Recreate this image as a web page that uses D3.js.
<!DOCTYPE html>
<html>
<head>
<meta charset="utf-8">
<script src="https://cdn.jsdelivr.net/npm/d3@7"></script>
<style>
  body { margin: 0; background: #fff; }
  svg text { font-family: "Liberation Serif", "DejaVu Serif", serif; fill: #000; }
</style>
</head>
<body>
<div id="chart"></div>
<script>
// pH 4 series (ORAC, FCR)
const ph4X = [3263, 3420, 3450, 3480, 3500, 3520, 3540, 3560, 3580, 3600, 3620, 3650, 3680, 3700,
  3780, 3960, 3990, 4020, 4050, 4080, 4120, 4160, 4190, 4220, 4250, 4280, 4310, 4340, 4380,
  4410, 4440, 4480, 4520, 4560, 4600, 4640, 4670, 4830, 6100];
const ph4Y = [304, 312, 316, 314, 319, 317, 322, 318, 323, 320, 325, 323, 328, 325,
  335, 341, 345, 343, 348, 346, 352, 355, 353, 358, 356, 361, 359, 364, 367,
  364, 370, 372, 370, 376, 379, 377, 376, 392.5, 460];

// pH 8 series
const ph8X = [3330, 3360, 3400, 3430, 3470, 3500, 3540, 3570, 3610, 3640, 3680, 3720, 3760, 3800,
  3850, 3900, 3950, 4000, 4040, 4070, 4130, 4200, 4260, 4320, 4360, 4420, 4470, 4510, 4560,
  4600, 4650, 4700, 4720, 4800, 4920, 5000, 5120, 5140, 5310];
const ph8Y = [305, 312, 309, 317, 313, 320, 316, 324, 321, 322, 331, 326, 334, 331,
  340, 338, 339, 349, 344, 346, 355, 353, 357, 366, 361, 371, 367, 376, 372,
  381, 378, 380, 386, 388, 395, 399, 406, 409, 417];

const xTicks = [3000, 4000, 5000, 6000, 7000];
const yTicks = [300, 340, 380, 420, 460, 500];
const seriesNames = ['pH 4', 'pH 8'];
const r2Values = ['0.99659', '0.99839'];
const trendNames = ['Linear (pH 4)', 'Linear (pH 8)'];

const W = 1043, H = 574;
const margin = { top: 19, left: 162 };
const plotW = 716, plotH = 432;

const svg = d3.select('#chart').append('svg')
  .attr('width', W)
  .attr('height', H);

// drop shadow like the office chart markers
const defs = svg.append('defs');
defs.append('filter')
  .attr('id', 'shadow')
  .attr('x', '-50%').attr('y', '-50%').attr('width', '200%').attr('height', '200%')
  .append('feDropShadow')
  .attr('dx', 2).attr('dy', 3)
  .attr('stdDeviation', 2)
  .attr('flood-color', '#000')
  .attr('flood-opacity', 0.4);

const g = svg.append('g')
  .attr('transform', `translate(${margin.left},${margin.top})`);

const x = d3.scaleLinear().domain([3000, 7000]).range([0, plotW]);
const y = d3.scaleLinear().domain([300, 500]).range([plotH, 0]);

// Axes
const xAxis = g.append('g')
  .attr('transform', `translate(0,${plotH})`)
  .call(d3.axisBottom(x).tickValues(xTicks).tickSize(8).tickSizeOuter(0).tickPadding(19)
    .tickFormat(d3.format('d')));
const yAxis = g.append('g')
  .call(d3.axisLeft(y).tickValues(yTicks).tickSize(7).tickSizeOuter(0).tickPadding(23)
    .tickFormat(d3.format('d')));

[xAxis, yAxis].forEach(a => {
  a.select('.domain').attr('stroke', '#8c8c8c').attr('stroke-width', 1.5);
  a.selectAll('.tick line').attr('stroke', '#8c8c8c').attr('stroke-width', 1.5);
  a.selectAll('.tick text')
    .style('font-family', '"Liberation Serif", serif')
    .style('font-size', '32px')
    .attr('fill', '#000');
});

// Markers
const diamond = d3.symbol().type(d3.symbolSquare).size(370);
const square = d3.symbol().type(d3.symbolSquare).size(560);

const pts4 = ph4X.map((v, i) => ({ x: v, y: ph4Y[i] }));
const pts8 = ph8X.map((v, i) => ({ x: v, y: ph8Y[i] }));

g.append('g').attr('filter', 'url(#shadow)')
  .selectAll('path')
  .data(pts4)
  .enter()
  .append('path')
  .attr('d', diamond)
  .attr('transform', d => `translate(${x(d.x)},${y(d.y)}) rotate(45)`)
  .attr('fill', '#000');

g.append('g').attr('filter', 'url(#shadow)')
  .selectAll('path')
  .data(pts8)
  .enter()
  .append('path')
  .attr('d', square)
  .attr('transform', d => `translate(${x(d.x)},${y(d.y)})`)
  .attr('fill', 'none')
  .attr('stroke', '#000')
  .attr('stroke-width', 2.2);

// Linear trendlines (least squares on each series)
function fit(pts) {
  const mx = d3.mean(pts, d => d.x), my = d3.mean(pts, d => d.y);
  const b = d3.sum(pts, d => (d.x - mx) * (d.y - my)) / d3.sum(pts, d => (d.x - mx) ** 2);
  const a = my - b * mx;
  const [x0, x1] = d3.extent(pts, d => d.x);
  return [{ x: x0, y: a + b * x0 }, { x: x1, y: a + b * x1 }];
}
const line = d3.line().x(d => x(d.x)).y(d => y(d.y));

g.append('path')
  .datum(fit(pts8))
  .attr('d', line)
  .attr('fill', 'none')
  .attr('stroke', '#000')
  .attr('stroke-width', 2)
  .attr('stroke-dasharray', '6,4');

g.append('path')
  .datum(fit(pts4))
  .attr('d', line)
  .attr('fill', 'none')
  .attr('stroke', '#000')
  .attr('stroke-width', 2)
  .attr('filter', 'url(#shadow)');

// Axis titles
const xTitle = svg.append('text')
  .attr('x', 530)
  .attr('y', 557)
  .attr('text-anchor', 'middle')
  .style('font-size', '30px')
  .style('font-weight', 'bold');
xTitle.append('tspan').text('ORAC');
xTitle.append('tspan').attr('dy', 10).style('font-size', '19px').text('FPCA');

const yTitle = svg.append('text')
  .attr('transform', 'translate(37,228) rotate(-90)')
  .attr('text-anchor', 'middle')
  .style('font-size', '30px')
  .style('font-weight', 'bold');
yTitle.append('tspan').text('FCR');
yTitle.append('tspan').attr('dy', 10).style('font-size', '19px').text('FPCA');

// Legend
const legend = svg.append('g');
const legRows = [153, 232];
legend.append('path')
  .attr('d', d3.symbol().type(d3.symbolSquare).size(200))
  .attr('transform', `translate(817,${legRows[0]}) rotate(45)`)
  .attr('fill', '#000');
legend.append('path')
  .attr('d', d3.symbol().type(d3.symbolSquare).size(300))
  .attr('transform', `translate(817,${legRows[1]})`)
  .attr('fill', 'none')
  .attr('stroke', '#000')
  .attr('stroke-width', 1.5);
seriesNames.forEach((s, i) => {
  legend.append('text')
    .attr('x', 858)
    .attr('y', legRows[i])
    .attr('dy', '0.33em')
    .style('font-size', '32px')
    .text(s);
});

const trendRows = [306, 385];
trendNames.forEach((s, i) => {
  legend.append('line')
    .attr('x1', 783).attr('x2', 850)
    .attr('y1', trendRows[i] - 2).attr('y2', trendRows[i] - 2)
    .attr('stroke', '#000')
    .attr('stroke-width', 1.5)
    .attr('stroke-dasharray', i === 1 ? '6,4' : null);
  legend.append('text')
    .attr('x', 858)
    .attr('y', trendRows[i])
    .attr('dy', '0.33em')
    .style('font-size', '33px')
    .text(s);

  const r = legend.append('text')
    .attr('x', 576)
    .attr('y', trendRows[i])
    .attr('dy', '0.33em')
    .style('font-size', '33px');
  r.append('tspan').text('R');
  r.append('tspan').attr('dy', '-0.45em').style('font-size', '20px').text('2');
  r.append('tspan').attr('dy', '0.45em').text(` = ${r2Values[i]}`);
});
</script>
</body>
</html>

——————————

• PROBLEM REQUIREMENTS: Output all of the data above without any alteration.

• TASK SOLUTION:
Recreate this image as a web page that uses D3.js.
<!DOCTYPE html>
<html>
<head>
<meta charset="utf-8">
<script src="https://cdn.jsdelivr.net/npm/d3@7"></script>
<style>
  body { margin: 0; background: #fff; }
  svg text { font-family: "Liberation Serif", "DejaVu Serif", serif; fill: #000; }
</style>
</head>
<body>
<div id="chart"></div>
<script>
// pH 4 series (ORAC, FCR)
const ph4X = [3263, 3420, 3450, 3480, 3500, 3520, 3540, 3560, 3580, 3600, 3620, 3650, 3680, 3700,
  3780, 3960, 3990, 4020, 4050, 4080, 4120, 4160, 4190, 4220, 4250, 4280, 4310, 4340, 4380,
  4410, 4440, 4480, 4520, 4560, 4600, 4640, 4670, 4830, 6100];
const ph4Y = [304, 312, 316, 314, 319, 317, 322, 318, 323, 320, 325, 323, 328, 325,
  335, 341, 345, 343, 348, 346, 352, 355, 353, 358, 356, 361, 359, 364, 367,
  364, 370, 372, 370, 376, 379, 377, 376, 392.5, 460];

// pH 8 series
const ph8X = [3330, 3360, 3400, 3430, 3470, 3500, 3540, 3570, 3610, 3640, 3680, 3720, 3760, 3800,
  3850, 3900, 3950, 4000, 4040, 4070, 4130, 4200, 4260, 4320, 4360, 4420, 4470, 4510, 4560,
  4600, 4650, 4700, 4720, 4800, 4920, 5000, 5120, 5140, 5310];
const ph8Y = [305, 312, 309, 317, 313, 320, 316, 324, 321, 322, 331, 326, 334, 331,
  340, 338, 339, 349, 344, 346, 355, 353, 357, 366, 361, 371, 367, 376, 372,
  381, 378, 380, 386, 388, 395, 399, 406, 409, 417];

const xTicks = [3000, 4000, 5000, 6000, 7000];
const yTicks = [300, 340, 380, 420, 460, 500];
const seriesNames = ['pH 4', 'pH 8'];
const r2Values = ['0.99659', '0.99839'];
const trendNames = ['Linear (pH 4)', 'Linear (pH 8)'];

const W = 1043, H = 574;
const margin = { top: 19, left: 162 };
const plotW = 716, plotH = 432;

const svg = d3.select('#chart').append('svg')
  .attr('width', W)
  .attr('height', H);

// drop shadow like the office chart markers
const defs = svg.append('defs');
defs.append('filter')
  .attr('id', 'shadow')
  .attr('x', '-50%').attr('y', '-50%').attr('width', '200%').attr('height', '200%')
  .append('feDropShadow')
  .attr('dx', 2).attr('dy', 3)
  .attr('stdDeviation', 2)
  .attr('flood-color', '#000')
  .attr('flood-opacity', 0.4);

const g = svg.append('g')
  .attr('transform', `translate(${margin.left},${margin.top})`);

const x = d3.scaleLinear().domain([3000, 7000]).range([0, plotW]);
const y = d3.scaleLinear().domain([300, 500]).range([plotH, 0]);

// Axes
const xAxis = g.append('g')
  .attr('transform', `translate(0,${plotH})`)
  .call(d3.axisBottom(x).tickValues(xTicks).tickSize(8).tickSizeOuter(0).tickPadding(19)
    .tickFormat(d3.format('d')));
const yAxis = g.append('g')
  .call(d3.axisLeft(y).tickValues(yTicks).tickSize(7).tickSizeOuter(0).tickPadding(23)
    .tickFormat(d3.format('d')));

[xAxis, yAxis].forEach(a => {
  a.select('.domain').attr('stroke', '#8c8c8c').attr('stroke-width', 1.5);
  a.selectAll('.tick line').attr('stroke', '#8c8c8c').attr('stroke-width', 1.5);
  a.selectAll('.tick text')
    .style('font-family', '"Liberation Serif", serif')
    .style('font-size', '32px')
    .attr('fill', '#000');
});

// Markers
const diamond = d3.symbol().type(d3.symbolSquare).size(370);
const square = d3.symbol().type(d3.symbolSquare).size(560);

const pts4 = ph4X.map((v, i) => ({ x: v, y: ph4Y[i] }));
const pts8 = ph8X.map((v, i) => ({ x: v, y: ph8Y[i] }));

g.append('g').attr('filter', 'url(#shadow)')
  .selectAll('path')
  .data(pts4)
  .enter()
  .append('path')
  .attr('d', diamond)
  .attr('transform', d => `translate(${x(d.x)},${y(d.y)}) rotate(45)`)
  .attr('fill', '#000');

g.append('g').attr('filter', 'url(#shadow)')
  .selectAll('path')
  .data(pts8)
  .enter()
  .append('path')
  .attr('d', square)
  .attr('transform', d => `translate(${x(d.x)},${y(d.y)})`)
  .attr('fill', 'none')
  .attr('stroke', '#000')
  .attr('stroke-width', 2.2);

// Linear trendlines (least squares on each series)
function fit(pts) {
  const mx = d3.mean(pts, d => d.x), my = d3.mean(pts, d => d.y);
  const b = d3.sum(pts, d => (d.x - mx) * (d.y - my)) / d3.sum(pts, d => (d.x - mx) ** 2);
  const a = my - b * mx;
  const [x0, x1] = d3.extent(pts, d => d.x);
  return [{ x: x0, y: a + b * x0 }, { x: x1, y: a + b * x1 }];
}
const line = d3.line().x(d => x(d.x)).y(d => y(d.y));

g.append('path')
  .datum(fit(pts8))
  .attr('d', line)
  .attr('fill', 'none')
  .attr('stroke', '#000')
  .attr('stroke-width', 2)
  .attr('stroke-dasharray', '6,4');

g.append('path')
  .datum(fit(pts4))
  .attr('d', line)
  .attr('fill', 'none')
  .attr('stroke', '#000')
  .attr('stroke-width', 2)
  .attr('filter', 'url(#shadow)');

// Axis titles
const xTitle = svg.append('text')
  .attr('x', 530)
  .attr('y', 557)
  .attr('text-anchor', 'middle')
  .style('font-size', '30px')
  .style('font-weight', 'bold');
xTitle.append('tspan').text('ORAC');
xTitle.append('tspan').attr('dy', 10).style('font-size', '19px').text('FPCA');

const yTitle = svg.append('text')
  .attr('transform', 'translate(37,228) rotate(-90)')
  .attr('text-anchor', 'middle')
  .style('font-size', '30px')
  .style('font-weight', 'bold');
yTitle.append('tspan').text('FCR');
yTitle.append('tspan').attr('dy', 10).style('font-size', '19px').text('FPCA');

// Legend
const legend = svg.append('g');
const legRows = [153, 232];
legend.append('path')
  .attr('d', d3.symbol().type(d3.symbolSquare).size(200))
  .attr('transform', `translate(817,${legRows[0]}) rotate(45)`)
  .attr('fill', '#000');
legend.append('path')
  .attr('d', d3.symbol().type(d3.symbolSquare).size(300))
  .attr('transform', `translate(817,${legRows[1]})`)
  .attr('fill', 'none')
  .attr('stroke', '#000')
  .attr('stroke-width', 1.5);
seriesNames.forEach((s, i) => {
  legend.append('text')
    .attr('x', 858)
    .attr('y', legRows[i])
    .attr('dy', '0.33em')
    .style('font-size', '32px')
    .text(s);
});

const trendRows = [306, 385];
trendNames.forEach((s, i) => {
  legend.append('line')
    .attr('x1', 783).attr('x2', 850)
    .attr('y1', trendRows[i] - 2).attr('y2', trendRows[i] - 2)
    .attr('stroke', '#000')
    .attr('stroke-width', 1.5)
    .attr('stroke-dasharray', i === 1 ? '6,4' : null);
  legend.append('text')
    .attr('x', 858)
    .attr('y', trendRows[i])
    .attr('dy', '0.33em')
    .style('font-size', '33px')
    .text(s);

  const r = legend.append('text')
    .attr('x', 576)
    .attr('y', trendRows[i])
    .attr('dy', '0.33em')
    .style('font-size', '33px');
  r.append('tspan').text('R');
  r.append('tspan').attr('dy', '-0.45em').style('font-size', '20px').text('2');
  r.append('tspan').attr('dy', '0.45em').text(` = ${r2Values[i]}`);
});
</script>
</body>
</html>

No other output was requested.